◆ STATED EXERCISE:
In the listing below, locate the line that contains "Give me the TikZ source for this diagram." and the line that contains "minimum width=144, minimum". Restate word for word those two lines and every line between them, and nothing else.

◆ RECORDED DATA:
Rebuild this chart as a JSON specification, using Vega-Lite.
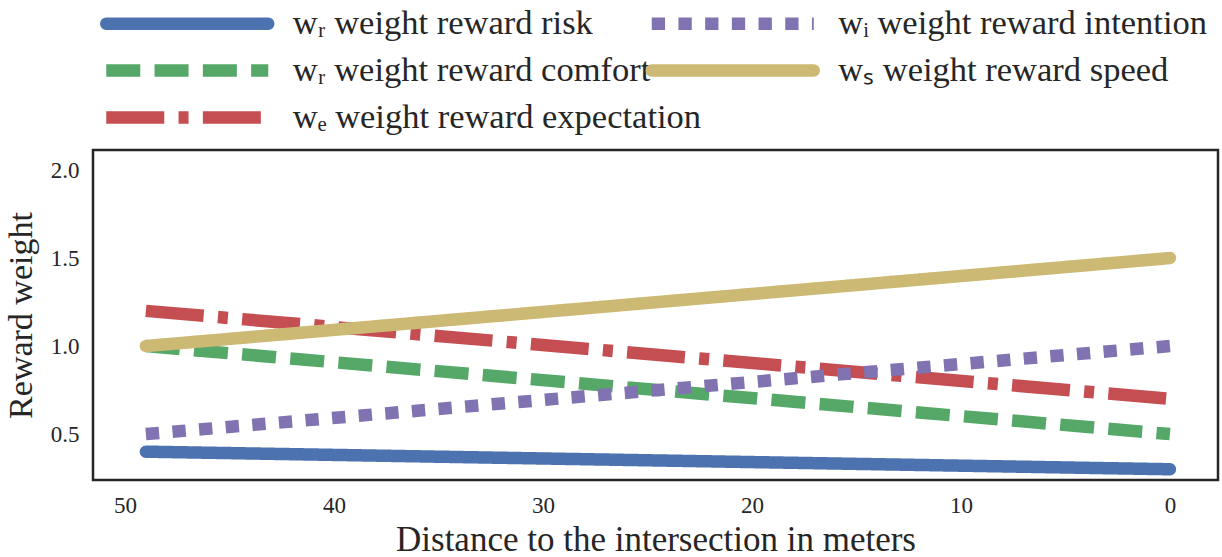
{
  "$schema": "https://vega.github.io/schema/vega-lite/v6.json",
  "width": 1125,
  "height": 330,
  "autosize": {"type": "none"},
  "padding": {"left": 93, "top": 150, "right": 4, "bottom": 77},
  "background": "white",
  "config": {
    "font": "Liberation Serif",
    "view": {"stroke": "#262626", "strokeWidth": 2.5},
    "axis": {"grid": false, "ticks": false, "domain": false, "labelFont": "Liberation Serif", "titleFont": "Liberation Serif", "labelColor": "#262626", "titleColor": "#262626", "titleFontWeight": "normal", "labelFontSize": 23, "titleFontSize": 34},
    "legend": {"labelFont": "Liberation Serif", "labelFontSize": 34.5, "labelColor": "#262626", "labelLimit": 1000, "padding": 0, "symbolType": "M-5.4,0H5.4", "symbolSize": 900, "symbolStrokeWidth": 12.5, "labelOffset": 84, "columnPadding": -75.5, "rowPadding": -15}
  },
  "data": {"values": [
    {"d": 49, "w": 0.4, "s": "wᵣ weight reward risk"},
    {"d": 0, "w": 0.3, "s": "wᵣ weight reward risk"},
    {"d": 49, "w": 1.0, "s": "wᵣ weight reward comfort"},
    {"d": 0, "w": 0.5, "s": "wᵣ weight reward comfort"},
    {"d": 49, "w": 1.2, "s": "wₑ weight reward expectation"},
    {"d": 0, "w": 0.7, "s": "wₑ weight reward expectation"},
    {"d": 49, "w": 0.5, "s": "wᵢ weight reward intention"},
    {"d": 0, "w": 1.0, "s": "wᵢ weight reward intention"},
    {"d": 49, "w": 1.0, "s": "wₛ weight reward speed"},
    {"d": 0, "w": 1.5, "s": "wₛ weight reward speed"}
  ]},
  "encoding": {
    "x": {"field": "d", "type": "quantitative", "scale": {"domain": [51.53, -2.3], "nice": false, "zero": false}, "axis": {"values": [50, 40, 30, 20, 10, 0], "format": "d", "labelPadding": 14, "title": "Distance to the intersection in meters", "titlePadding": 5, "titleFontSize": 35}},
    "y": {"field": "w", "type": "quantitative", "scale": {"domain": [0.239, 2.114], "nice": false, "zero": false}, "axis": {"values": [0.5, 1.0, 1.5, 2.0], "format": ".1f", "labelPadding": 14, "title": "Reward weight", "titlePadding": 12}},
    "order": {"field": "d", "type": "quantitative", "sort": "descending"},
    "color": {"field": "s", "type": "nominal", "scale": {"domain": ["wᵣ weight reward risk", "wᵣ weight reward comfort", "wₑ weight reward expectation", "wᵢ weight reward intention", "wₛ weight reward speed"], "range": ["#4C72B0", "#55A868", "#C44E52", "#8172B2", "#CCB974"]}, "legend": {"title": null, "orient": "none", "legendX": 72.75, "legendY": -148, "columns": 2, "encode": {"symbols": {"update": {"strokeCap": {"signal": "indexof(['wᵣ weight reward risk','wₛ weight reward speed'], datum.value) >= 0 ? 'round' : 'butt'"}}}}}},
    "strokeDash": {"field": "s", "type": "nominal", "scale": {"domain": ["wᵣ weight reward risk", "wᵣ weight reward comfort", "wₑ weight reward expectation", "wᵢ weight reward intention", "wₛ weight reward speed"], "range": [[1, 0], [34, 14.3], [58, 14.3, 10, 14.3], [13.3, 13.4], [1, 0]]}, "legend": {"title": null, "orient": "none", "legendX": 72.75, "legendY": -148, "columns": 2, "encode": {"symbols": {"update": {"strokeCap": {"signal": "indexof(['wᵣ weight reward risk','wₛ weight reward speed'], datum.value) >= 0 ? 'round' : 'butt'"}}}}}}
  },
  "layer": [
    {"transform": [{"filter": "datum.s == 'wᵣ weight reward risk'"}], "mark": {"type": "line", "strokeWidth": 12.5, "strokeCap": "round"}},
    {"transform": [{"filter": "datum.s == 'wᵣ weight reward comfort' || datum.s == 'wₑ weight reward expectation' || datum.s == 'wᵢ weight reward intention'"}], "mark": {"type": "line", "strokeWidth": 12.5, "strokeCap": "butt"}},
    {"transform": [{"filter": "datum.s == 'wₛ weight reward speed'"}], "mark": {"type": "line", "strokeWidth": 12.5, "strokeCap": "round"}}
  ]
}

--

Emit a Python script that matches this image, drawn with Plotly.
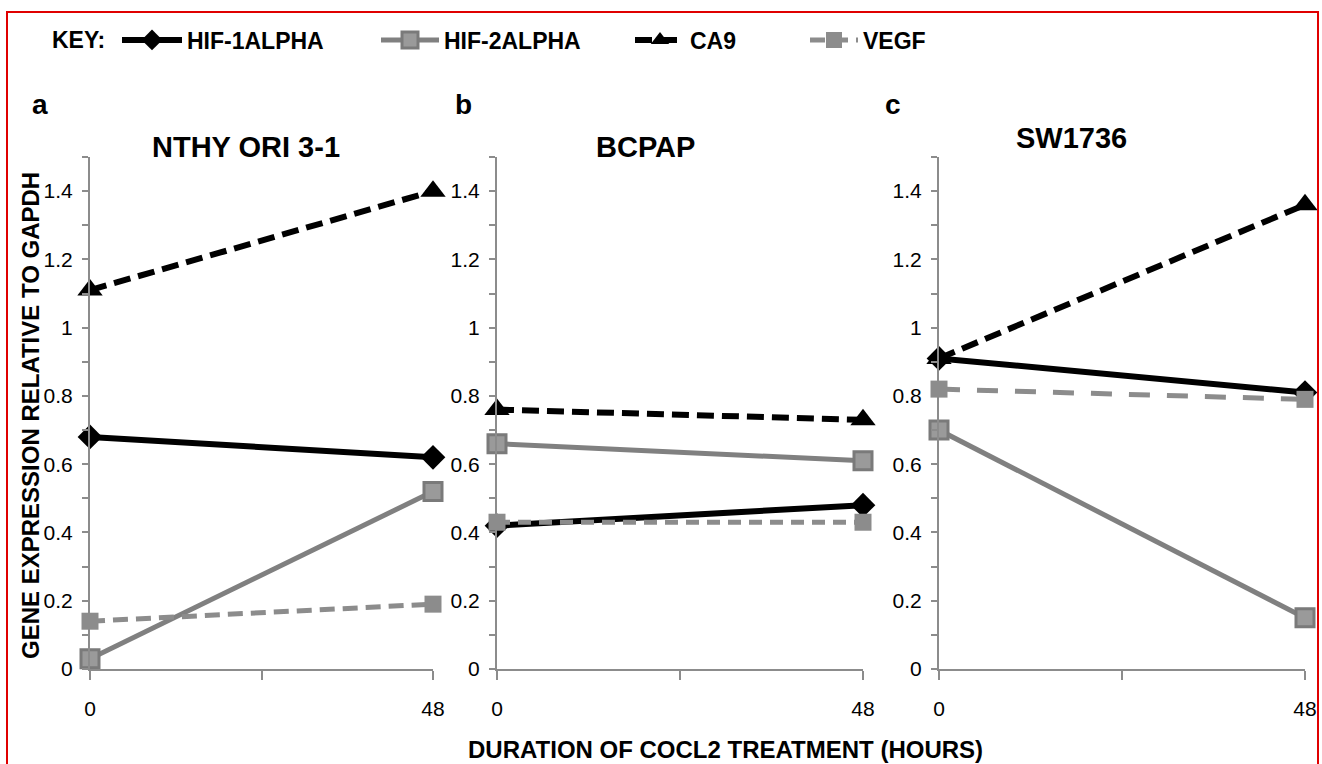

==

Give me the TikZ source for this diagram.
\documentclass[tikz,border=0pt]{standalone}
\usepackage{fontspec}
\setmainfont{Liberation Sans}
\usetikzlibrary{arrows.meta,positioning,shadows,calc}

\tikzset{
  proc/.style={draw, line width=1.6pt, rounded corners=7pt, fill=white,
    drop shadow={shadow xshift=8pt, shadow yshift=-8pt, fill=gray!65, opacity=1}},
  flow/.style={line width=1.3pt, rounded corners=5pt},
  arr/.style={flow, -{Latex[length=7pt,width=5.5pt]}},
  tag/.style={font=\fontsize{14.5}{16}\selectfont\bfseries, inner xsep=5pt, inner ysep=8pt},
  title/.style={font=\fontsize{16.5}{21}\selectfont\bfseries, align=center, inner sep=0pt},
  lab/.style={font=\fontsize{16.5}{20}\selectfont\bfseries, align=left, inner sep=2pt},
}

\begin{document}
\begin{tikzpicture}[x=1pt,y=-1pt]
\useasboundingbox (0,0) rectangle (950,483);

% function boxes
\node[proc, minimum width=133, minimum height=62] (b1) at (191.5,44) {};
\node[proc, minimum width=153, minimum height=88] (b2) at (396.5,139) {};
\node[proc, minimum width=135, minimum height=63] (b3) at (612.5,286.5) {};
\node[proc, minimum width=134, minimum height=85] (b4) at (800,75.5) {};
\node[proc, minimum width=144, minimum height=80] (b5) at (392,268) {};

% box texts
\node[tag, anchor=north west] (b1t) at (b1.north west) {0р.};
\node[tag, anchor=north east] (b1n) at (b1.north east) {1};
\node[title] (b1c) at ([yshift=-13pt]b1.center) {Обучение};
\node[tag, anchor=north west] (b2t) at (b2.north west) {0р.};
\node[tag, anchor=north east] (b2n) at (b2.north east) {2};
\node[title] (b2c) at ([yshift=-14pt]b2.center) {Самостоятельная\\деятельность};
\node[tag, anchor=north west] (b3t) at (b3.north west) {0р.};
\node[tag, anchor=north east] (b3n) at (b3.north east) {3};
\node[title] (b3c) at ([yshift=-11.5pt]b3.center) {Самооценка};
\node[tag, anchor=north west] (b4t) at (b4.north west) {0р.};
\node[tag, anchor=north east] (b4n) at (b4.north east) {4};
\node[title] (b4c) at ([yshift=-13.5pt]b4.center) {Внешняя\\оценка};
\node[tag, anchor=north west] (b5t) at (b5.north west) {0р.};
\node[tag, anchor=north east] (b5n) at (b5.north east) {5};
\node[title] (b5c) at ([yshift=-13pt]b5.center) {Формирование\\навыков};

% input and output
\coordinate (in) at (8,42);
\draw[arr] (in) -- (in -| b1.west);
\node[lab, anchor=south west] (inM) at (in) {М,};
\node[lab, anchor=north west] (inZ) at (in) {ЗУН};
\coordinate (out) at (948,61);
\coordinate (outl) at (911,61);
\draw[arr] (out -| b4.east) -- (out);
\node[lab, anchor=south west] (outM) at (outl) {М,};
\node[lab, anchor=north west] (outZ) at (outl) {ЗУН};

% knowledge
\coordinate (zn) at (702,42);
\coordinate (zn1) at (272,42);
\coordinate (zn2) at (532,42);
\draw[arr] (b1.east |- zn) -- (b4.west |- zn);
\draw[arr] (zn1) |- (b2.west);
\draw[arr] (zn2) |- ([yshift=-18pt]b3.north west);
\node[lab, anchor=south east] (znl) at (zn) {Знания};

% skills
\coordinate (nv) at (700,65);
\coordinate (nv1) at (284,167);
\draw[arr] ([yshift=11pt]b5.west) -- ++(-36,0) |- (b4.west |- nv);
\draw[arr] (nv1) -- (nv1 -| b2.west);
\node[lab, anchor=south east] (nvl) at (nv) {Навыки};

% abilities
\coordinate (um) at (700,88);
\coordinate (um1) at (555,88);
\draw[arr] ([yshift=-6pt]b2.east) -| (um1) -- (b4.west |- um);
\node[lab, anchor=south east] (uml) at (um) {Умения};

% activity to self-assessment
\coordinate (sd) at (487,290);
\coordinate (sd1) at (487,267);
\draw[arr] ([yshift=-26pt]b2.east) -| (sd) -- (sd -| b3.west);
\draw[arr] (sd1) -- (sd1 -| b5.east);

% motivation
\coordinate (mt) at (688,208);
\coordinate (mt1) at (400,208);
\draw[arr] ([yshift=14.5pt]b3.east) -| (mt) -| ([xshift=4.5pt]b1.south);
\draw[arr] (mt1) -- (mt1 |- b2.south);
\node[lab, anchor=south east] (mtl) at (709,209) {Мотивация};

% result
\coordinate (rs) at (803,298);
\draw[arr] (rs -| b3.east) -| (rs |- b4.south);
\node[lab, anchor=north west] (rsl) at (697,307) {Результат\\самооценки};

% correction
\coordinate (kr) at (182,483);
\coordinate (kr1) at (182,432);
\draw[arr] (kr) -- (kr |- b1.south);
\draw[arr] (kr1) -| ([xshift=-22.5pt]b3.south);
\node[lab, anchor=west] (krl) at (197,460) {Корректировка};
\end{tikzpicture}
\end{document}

◆ WRITTEN ANSWER:
Give me the TikZ source for this diagram.
\documentclass[tikz,border=0pt]{standalone}
\usepackage{fontspec}
\setmainfont{Liberation Sans}
\usetikzlibrary{arrows.meta,positioning,shadows,calc}

\tikzset{
  proc/.style={draw, line width=1.6pt, rounded corners=7pt, fill=white,
    drop shadow={shadow xshift=8pt, shadow yshift=-8pt, fill=gray!65, opacity=1}},
  flow/.style={line width=1.3pt, rounded corners=5pt},
  arr/.style={flow, -{Latex[length=7pt,width=5.5pt]}},
  tag/.style={font=\fontsize{14.5}{16}\selectfont\bfseries, inner xsep=5pt, inner ysep=8pt},
  title/.style={font=\fontsize{16.5}{21}\selectfont\bfseries, align=center, inner sep=0pt},
  lab/.style={font=\fontsize{16.5}{20}\selectfont\bfseries, align=left, inner sep=2pt},
}

\begin{document}
\begin{tikzpicture}[x=1pt,y=-1pt]
\useasboundingbox (0,0) rectangle (950,483);

% function boxes
\node[proc, minimum width=133, minimum height=62] (b1) at (191.5,44) {};
\node[proc, minimum width=153, minimum height=88] (b2) at (396.5,139) {};
\node[proc, minimum width=135, minimum height=63] (b3) at (612.5,286.5) {};
\node[proc, minimum width=134, minimum height=85] (b4) at (800,75.5) {};
\node[proc, minimum width=144, minimum height=80] (b5) at (392,268) {};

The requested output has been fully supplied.